— start Given data —

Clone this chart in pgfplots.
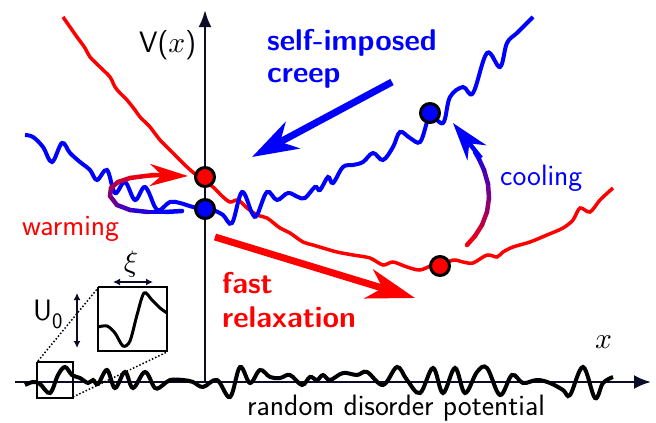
\documentclass[border=0pt]{standalone}
\usepackage{pgfplots}
\pgfplotsset{compat=1.18}
\usetikzlibrary{arrows.meta}
% let the math italic scale freely
\DeclareFontShape{OML}{cmm}{m}{it}{<->cmmi10}{}
\definecolor{axcol}{RGB}{12,12,40}
\definecolor{myred}{RGB}{255,0,0}
\definecolor{myblue}{RGB}{0,0,255}
\newcommand{\lab}{\sffamily\fontsize{29.5}{32}\selectfont}
\newcommand{\blab}{\sffamily\bfseries\fontsize{30}{33}\selectfont}
\begin{document}
\begin{tikzpicture}
\useasboundingbox (0,0) rectangle (656pt,423pt);
\begin{axis}[
  scale only axis, width=656pt, height=423pt,
  xmin=0, xmax=656, ymin=0, ymax=423, y dir=reverse,
  hide axis, clip=false,
  colormap={rb}{color=(myred) color=(myblue)},
  point meta min=0, point meta max=1,
]
% axes
\addplot[axcol, line width=2.5pt, -{Latex[length=17pt,width=13pt]}] coordinates {(205,383) (205,10)};
\addplot[axcol, line width=2.5pt, -{Latex[length=17pt,width=14pt]}] coordinates {(15,382) (651,382)};

% random disorder potential
\addplot[black, line width=4pt, smooth, tension=0.6] coordinates {
(25,385) (33,382) (40,384) (50,393) (58,375) (65,367) (72,375) (80,378) (88,383) (93,380) (98,384)
(107,370) (115,388) (125,372) (133,388) (145,372) (155,388) (163,385) (170,380) (183,380) (193,382)
(203,387) (217,380) (230,397) (240,367) (250,383) (260,370) (270,377) (280,378) (290,375) (302,385)
(310,377) (317,380) (323,375) (330,380) (343,373) (357,375) (367,372) (383,385) (397,367) (407,380)
(420,393) (433,368) (443,393) (455,368) (465,393) (477,372) (487,368) (500,395) (512,375) (523,383)
(537,380) (550,383) (563,390) (570,395) (583,367) (595,398) (603,383) (613,377)};

% zoom boxes and inset
\addplot[black, line width=1.3pt] coordinates {(37,362) (73,362) (73,398) (37,398) (37,362)};
\addplot[black, line width=2pt] coordinates {(98,287) (167,287) (167,351) (98,351) (98,287)};
\addplot[black, line width=1.5pt, dotted] coordinates {(38,361) (98,288)};
\addplot[black, line width=1.5pt, dotted] coordinates {(73,397) (167,352)};
\addplot[black, line width=3pt, smooth] coordinates {
(98,327) (107,326) (115,333) (123,346) (130,341) (137,315) (144,293) (152,300) (160,308) (167,313)};
\addplot[axcol, line width=1.5pt, {Latex[length=7pt,width=7pt]}-{Latex[length=7pt,width=7pt]}] coordinates {(113,282) (153,282)};
\addplot[axcol, line width=1.5pt, {Latex[length=7pt,width=7pt]}-{Latex[length=7pt,width=7pt]}] coordinates {(77,293) (77,348)};

% red potential
\addplot[myred, line width=3.5pt, smooth, tension=0.5] coordinates {
(63,17) (70,27) (77,37) (85,48) (90,57) (100,67) (110,77) (115,87) (120,93) (127,100) (135,110)
(140,117) (150,127) (160,140) (173,153) (187,167) (200,178) (213,187) (222,196) (230,202) (238,200)
(247,208) (257,215) (267,218) (280,228) (290,233) (303,242) (313,245) (323,248) (337,252) (353,255)
(370,258) (383,265) (393,262) (407,267) (420,270) (433,265) (440,266) (453,260) (463,262) (473,263)
(487,255) (497,257) (503,252) (513,247) (530,242) (547,235) (563,228) (573,220) (580,208) (590,212)
(600,200) (613,188)};

% blue potential
\addplot[myblue, line width=4pt, smooth, tension=0.6] coordinates {
(25,135) (33,137) (43,147) (52,162) (62,143) (70,153) (80,162) (90,170) (97,180) (107,170) (115,193)
(125,182) (135,200) (145,187) (155,207) (160,210) (170,202) (180,203) (193,207) (205,209) (213,210)
(223,215) (232,223) (242,192) (252,213) (257,215) (267,192) (277,200) (288,193) (298,197) (305,198)
(315,187) (320,190) (328,177) (333,183) (343,167) (353,165) (363,162) (373,153) (383,160) (393,147)
(400,132) (410,138) (420,142) (427,122) (430,113) (443,123) (450,97) (463,87) (473,93) (487,53)
(500,67) (507,43) (517,33) (530,20) (533,17)};

% warming arrow (blue -> red)
\addplot[mesh, line width=4.5pt, line cap=round, point meta=explicit] coordinates {
(182,211) [1] (165,212) [1] (148,212) [0.9] (130,210) [0.78] (117,205) [0.65] (110,196) [0.52]
(111,188) [0.4] (118,182) [0.28] (130,178) [0.15] (145,176) [0.05] (155,175) [0]};
\addplot[myred, line width=4.5pt, -{Stealth[length=38pt,width=22pt,inset=12pt]}] coordinates {(150,175) (188,176)};

% cooling arrow (red -> blue)
\addplot[mesh, line width=4.5pt, line cap=round, point meta=explicit] coordinates {
(467,245) [0] (475,236) [0.1] (482,225) [0.22] (487,212) [0.35] (489,198) [0.48] (488,184) [0.6]
(484,170) [0.72] (479,159) [0.85] (475,152) [0.95]};
\addplot[myblue, line width=4.5pt, -{Stealth[length=38pt,width=24pt,inset=12pt]}] coordinates {(481,158) (453,123)};

% big arrows
\addplot[myblue, line width=7pt, -{Stealth[length=46pt,width=30pt,inset=14pt]}] coordinates {(392,82) (252,157)};
\addplot[myred, line width=7pt, -{Stealth[length=48pt,width=30pt,inset=14pt]}] coordinates {(215,237) (415,298)};

% states
\addplot[only marks, mark=*, mark size=9.5pt, mark options={fill=myred, draw=black, line width=3pt}] coordinates {(205,177) (440,266)};
\addplot[only marks, mark=*, mark size=9.5pt, mark options={fill=myblue, draw=black, line width=3pt}] coordinates {(205,209) (430,113)};

% labels
\node[anchor=base west, font=\lab, inner sep=0pt] at (139,52) {V($x$)};
\node[anchor=base west, font=\lab, inner sep=0pt] at (595,348) {$x$};
\node[anchor=base west, font=\blab, text=myblue, inner sep=0pt] at (267,50) {self-imposed};
\node[anchor=base west, font=\blab, text=myblue, inner sep=0pt] at (267,82) {creep};
\node[anchor=base west, font=\blab, text=myred, inner sep=0pt] at (222,293) {fast};
\node[anchor=base west, font=\blab, text=myred, inner sep=0pt] at (222,327) {relaxation};
\node[anchor=base west, font=\lab, text=myred, inner sep=0pt] at (22,235) {warming};
\node[anchor=base west, font=\lab, text=myblue, inner sep=0pt] at (500,185) {cooling};
\node[anchor=base west, font=\lab, inner sep=0pt] at (247,415.5) {random disorder potential};
\node[anchor=base west, font=\lab, inner sep=0pt] at (33,320) {U\raisebox{-0.3em}{\fontsize{22}{22}\selectfont 0}};
\node[anchor=center, font=\lab, inner sep=0pt] at (131,264) {$\xi$};
\end{axis}
\end{tikzpicture}
\end{document}
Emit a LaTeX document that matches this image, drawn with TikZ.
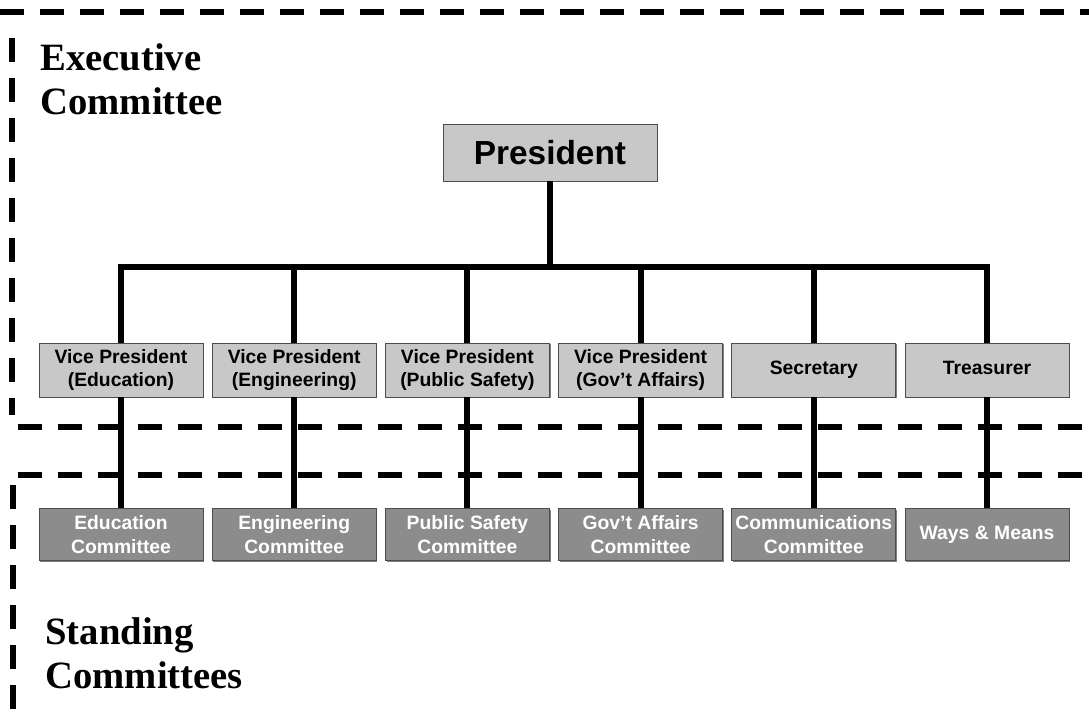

— end Given data —

# Problem to work on
Quote every line of the records above exactly; no picture is to be copied.

# Correct answer
Clone this chart in pgfplots.
\documentclass[border=0pt]{standalone}
\usepackage{pgfplots}
\pgfplotsset{compat=1.18}
\usetikzlibrary{arrows.meta}
% let the math italic scale freely
\DeclareFontShape{OML}{cmm}{m}{it}{<->cmmi10}{}
\definecolor{axcol}{RGB}{12,12,40}
\definecolor{myred}{RGB}{255,0,0}
\definecolor{myblue}{RGB}{0,0,255}
\newcommand{\lab}{\sffamily\fontsize{29.5}{32}\selectfont}
\newcommand{\blab}{\sffamily\bfseries\fontsize{30}{33}\selectfont}
\begin{document}
\begin{tikzpicture}
\useasboundingbox (0,0) rectangle (656pt,423pt);
\begin{axis}[
  scale only axis, width=656pt, height=423pt,
  xmin=0, xmax=656, ymin=0, ymax=423, y dir=reverse,
  hide axis, clip=false,
  colormap={rb}{color=(myred) color=(myblue)},
  point meta min=0, point meta max=1,
]
% axes
\addplot[axcol, line width=2.5pt, -{Latex[length=17pt,width=13pt]}] coordinates {(205,383) (205,10)};
\addplot[axcol, line width=2.5pt, -{Latex[length=17pt,width=14pt]}] coordinates {(15,382) (651,382)};

% random disorder potential
\addplot[black, line width=4pt, smooth, tension=0.6] coordinates {
(25,385) (33,382) (40,384) (50,393) (58,375) (65,367) (72,375) (80,378) (88,383) (93,380) (98,384)
(107,370) (115,388) (125,372) (133,388) (145,372) (155,388) (163,385) (170,380) (183,380) (193,382)
(203,387) (217,380) (230,397) (240,367) (250,383) (260,370) (270,377) (280,378) (290,375) (302,385)
(310,377) (317,380) (323,375) (330,380) (343,373) (357,375) (367,372) (383,385) (397,367) (407,380)
(420,393) (433,368) (443,393) (455,368) (465,393) (477,372) (487,368) (500,395) (512,375) (523,383)
(537,380) (550,383) (563,390) (570,395) (583,367) (595,398) (603,383) (613,377)};

% zoom boxes and inset
\addplot[black, line width=1.3pt] coordinates {(37,362) (73,362) (73,398) (37,398) (37,362)};
\addplot[black, line width=2pt] coordinates {(98,287) (167,287) (167,351) (98,351) (98,287)};
\addplot[black, line width=1.5pt, dotted] coordinates {(38,361) (98,288)};
\addplot[black, line width=1.5pt, dotted] coordinates {(73,397) (167,352)};
\addplot[black, line width=3pt, smooth] coordinates {
(98,327) (107,326) (115,333) (123,346) (130,341) (137,315) (144,293) (152,300) (160,308) (167,313)};
\addplot[axcol, line width=1.5pt, {Latex[length=7pt,width=7pt]}-{Latex[length=7pt,width=7pt]}] coordinates {(113,282) (153,282)};
\addplot[axcol, line width=1.5pt, {Latex[length=7pt,width=7pt]}-{Latex[length=7pt,width=7pt]}] coordinates {(77,293) (77,348)};

% red potential
\addplot[myred, line width=3.5pt, smooth, tension=0.5] coordinates {
(63,17) (70,27) (77,37) (85,48) (90,57) (100,67) (110,77) (115,87) (120,93) (127,100) (135,110)
(140,117) (150,127) (160,140) (173,153) (187,167) (200,178) (213,187) (222,196) (230,202) (238,200)
(247,208) (257,215) (267,218) (280,228) (290,233) (303,242) (313,245) (323,248) (337,252) (353,255)
(370,258) (383,265) (393,262) (407,267) (420,270) (433,265) (440,266) (453,260) (463,262) (473,263)
(487,255) (497,257) (503,252) (513,247) (530,242) (547,235) (563,228) (573,220) (580,208) (590,212)
(600,200) (613,188)};

% blue potential
\addplot[myblue, line width=4pt, smooth, tension=0.6] coordinates {
(25,135) (33,137) (43,147) (52,162) (62,143) (70,153) (80,162) (90,170) (97,180) (107,170) (115,193)
(125,182) (135,200) (145,187) (155,207) (160,210) (170,202) (180,203) (193,207) (205,209) (213,210)
(223,215) (232,223) (242,192) (252,213) (257,215) (267,192) (277,200) (288,193) (298,197) (305,198)
(315,187) (320,190) (328,177) (333,183) (343,167) (353,165) (363,162) (373,153) (383,160) (393,147)
(400,132) (410,138) (420,142) (427,122) (430,113) (443,123) (450,97) (463,87) (473,93) (487,53)
(500,67) (507,43) (517,33) (530,20) (533,17)};

% warming arrow (blue -> red)
\addplot[mesh, line width=4.5pt, line cap=round, point meta=explicit] coordinates {
(182,211) [1] (165,212) [1] (148,212) [0.9] (130,210) [0.78] (117,205) [0.65] (110,196) [0.52]
(111,188) [0.4] (118,182) [0.28] (130,178) [0.15] (145,176) [0.05] (155,175) [0]};
\addplot[myred, line width=4.5pt, -{Stealth[length=38pt,width=22pt,inset=12pt]}] coordinates {(150,175) (188,176)};

% cooling arrow (red -> blue)
\addplot[mesh, line width=4.5pt, line cap=round, point meta=explicit] coordinates {
(467,245) [0] (475,236) [0.1] (482,225) [0.22] (487,212) [0.35] (489,198) [0.48] (488,184) [0.6]
(484,170) [0.72] (479,159) [0.85] (475,152) [0.95]};
\addplot[myblue, line width=4.5pt, -{Stealth[length=38pt,width=24pt,inset=12pt]}] coordinates {(481,158) (453,123)};

% big arrows
\addplot[myblue, line width=7pt, -{Stealth[length=46pt,width=30pt,inset=14pt]}] coordinates {(392,82) (252,157)};
\addplot[myred, line width=7pt, -{Stealth[length=48pt,width=30pt,inset=14pt]}] coordinates {(215,237) (415,298)};

% states
\addplot[only marks, mark=*, mark size=9.5pt, mark options={fill=myred, draw=black, line width=3pt}] coordinates {(205,177) (440,266)};
\addplot[only marks, mark=*, mark size=9.5pt, mark options={fill=myblue, draw=black, line width=3pt}] coordinates {(205,209) (430,113)};

% labels
\node[anchor=base west, font=\lab, inner sep=0pt] at (139,52) {V($x$)};
\node[anchor=base west, font=\lab, inner sep=0pt] at (595,348) {$x$};
\node[anchor=base west, font=\blab, text=myblue, inner sep=0pt] at (267,50) {self-imposed};
\node[anchor=base west, font=\blab, text=myblue, inner sep=0pt] at (267,82) {creep};
\node[anchor=base west, font=\blab, text=myred, inner sep=0pt] at (222,293) {fast};
\node[anchor=base west, font=\blab, text=myred, inner sep=0pt] at (222,327) {relaxation};
\node[anchor=base west, font=\lab, text=myred, inner sep=0pt] at (22,235) {warming};
\node[anchor=base west, font=\lab, text=myblue, inner sep=0pt] at (500,185) {cooling};
\node[anchor=base west, font=\lab, inner sep=0pt] at (247,415.5) {random disorder potential};
\node[anchor=base west, font=\lab, inner sep=0pt] at (33,320) {U\raisebox{-0.3em}{\fontsize{22}{22}\selectfont 0}};
\node[anchor=center, font=\lab, inner sep=0pt] at (131,264) {$\xi$};
\end{axis}
\end{tikzpicture}
\end{document}
Emit a LaTeX document that matches this image, drawn with TikZ.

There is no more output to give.